Troisième remarque, pour répondre directement à l’un des griefs majeurs de Jean-Louis Schlegel : « Plus qu’un contenu, sont en cause un mode – secret – d’élaboration des grands textes, leur universalité abstraite, éloignée de toute vie concrète ainsi que de l’arrogance qui les accompagne parfois. Comment ce mode de communication verticale, sans contestation possible, uniquement destiné au commentaire approbateur et à le diffusion maximale pourrait-il s’imposer parmi les systèmes réticulaires et fluides qui font loi aujourd’hui ? » La encore, je ne suis pas d’accord. Primo, un texte magistériel a forcément une dimension universelle, pas pour autant éloignée de la vie concrète (cf. les trois encycliques parues à ce jour de Benoît XVI), deuxièmement, l’aspect forcément normatif d’un enseignement n’en fait pas un simple document de travail soumis à débat (d’autant que ce fameux débat est la notion la plus équivoque qui soit). Troisièmement, il n’est pas vrai que les textes romains sont rédigés dans le secret et hors de tout échange. C’est plutôt le contraire ! Il suffit d’ailleurs de considérer le texte de l’encyclique Caritas in Veritate pour s’apercevoir qu’il rend compte d’une consultation, avec des avis divers qui ne sont pas toujours complètement arbitrés. Quant aux systèmes réticulaires et fluides, ils existent autant aujourd’hui dans le catholicisme qu’ailleurs.
J’en profite quand même pour tordre le cou à quelques idées reçues. L’image du Vatican, comme lieu clos, quasiment secret, où se fomenteraient des diktats imposés à toute l’Église, résulte d’un fantasme tenace, mais d’évidence contraire à la réalité d’une administration, au demeurant minuscule, et en contact permanent avec la planète entière qui ne cesse d’ailleurs d’accourir à Rome. Je suis aussi en désaccord avec cette idée que « le sommet s’est auto-affirmé de manière humiliante pour les structures et les étages inférieurs avec des responsables nationaux et régionaux réduits au nom de l’obéissance aux rôles de chambre d’enregistrement et de valets, quand ce n’est pas de courtisans ». J’affirmerai même que cette façon de parler est humiliante pour les intéressés, en faisant si peu cas de leur fierté et de leur liberté. Les échelons « inférieurs » sont si peu inférieurs qu’ils participent de plein droit aux instances romaines, avec délibérations et décisions correspondantes. Jean-Louis Schlegel a-t-il interrogé un cardinal français ou même un archevêque sur leurs fonctions romaines ? Les structures nationales fonctionnent sur tous les continents et les évêques ont pleine autorité pour prendre dans leur diocèse les initiatives nécessaires. Certains d’entre eux se montrent remarquables dans leur mission. Comment ne pas penser au cas de Jean-Marie Lustiger, étrangement absent de ce dossier, qui a pourtant marqué singulièrement son diocèse et l’Église de France. Je ne sache pas qu’il ait jamais été humilié par l’autorité romaine ou que celle-ci l’ait bridé dans ses grands projets. Il y a ainsi un certain nombre de noms dans le passé récent tel O’Connor à New York sans oublier des figures mémorables en Afrique et en Asie.

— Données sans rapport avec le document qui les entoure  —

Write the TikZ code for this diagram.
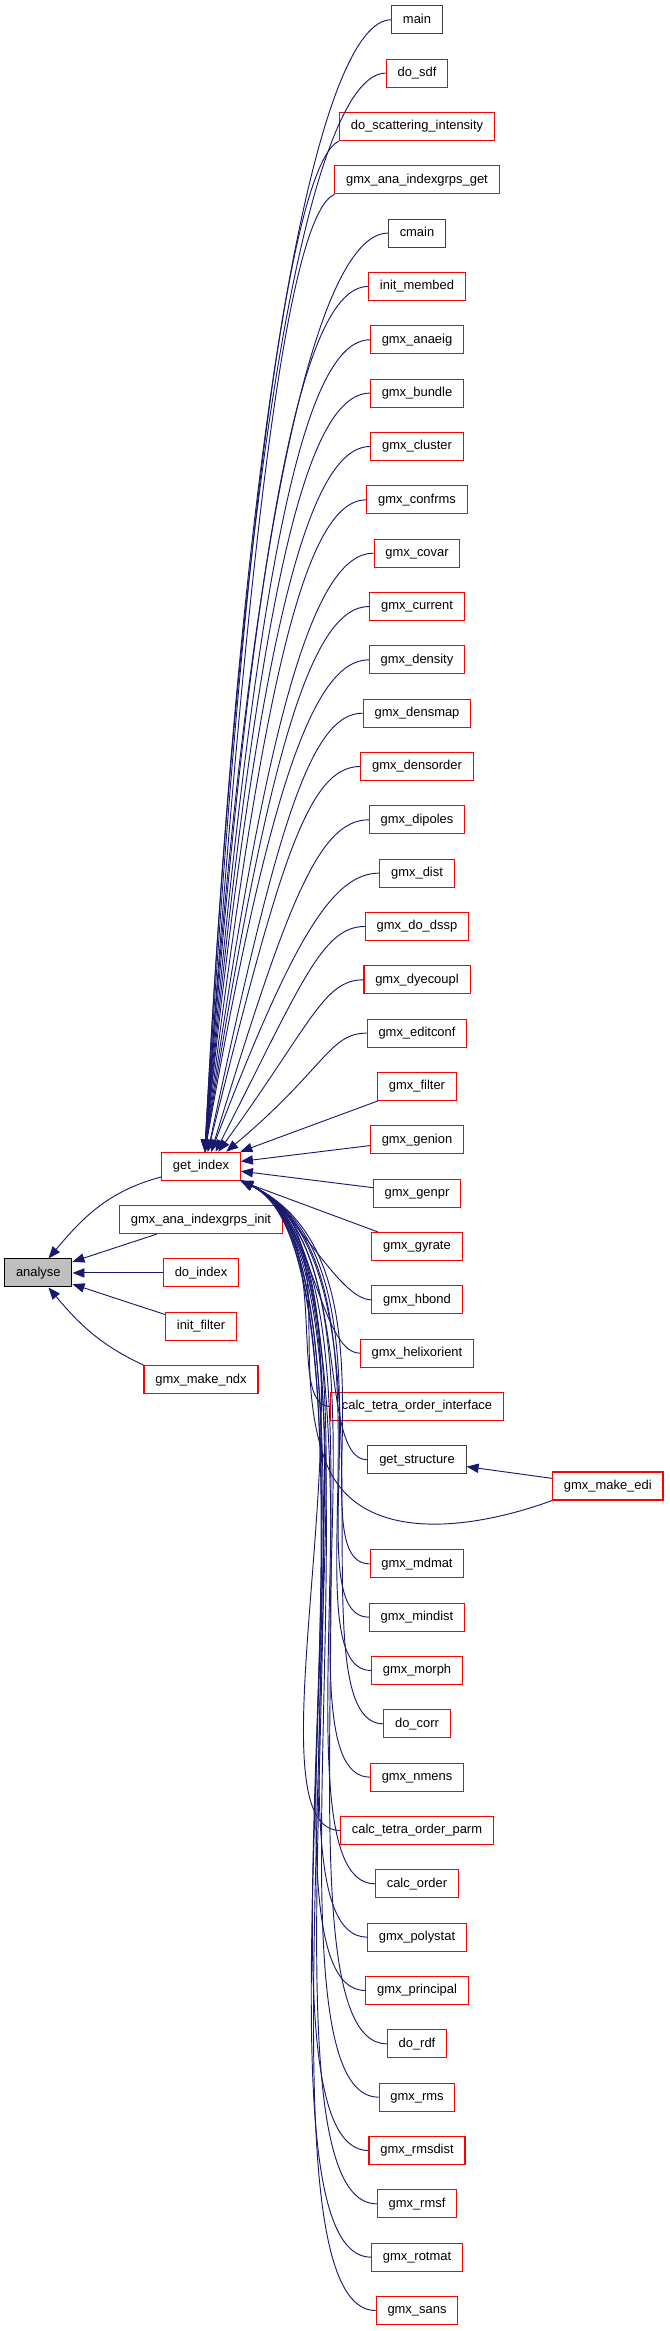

Sans doute y a-t-il parfois des dysfonctionnements, mais qui peut y échapper ? Quant aux contestataires dont on attendrait monts et merveilles, se sont-ils montrés si brillants dans leur intelligence doctrinale et pastorale, leur caractère et même leur imagination ? J’attends encore les intuitions géniales de ce parti qui me paraît surtout remarquable par son suivisme et son alignement sur les mentalités dominantes.
Ces pages ont été rédigées le 18 février 2010.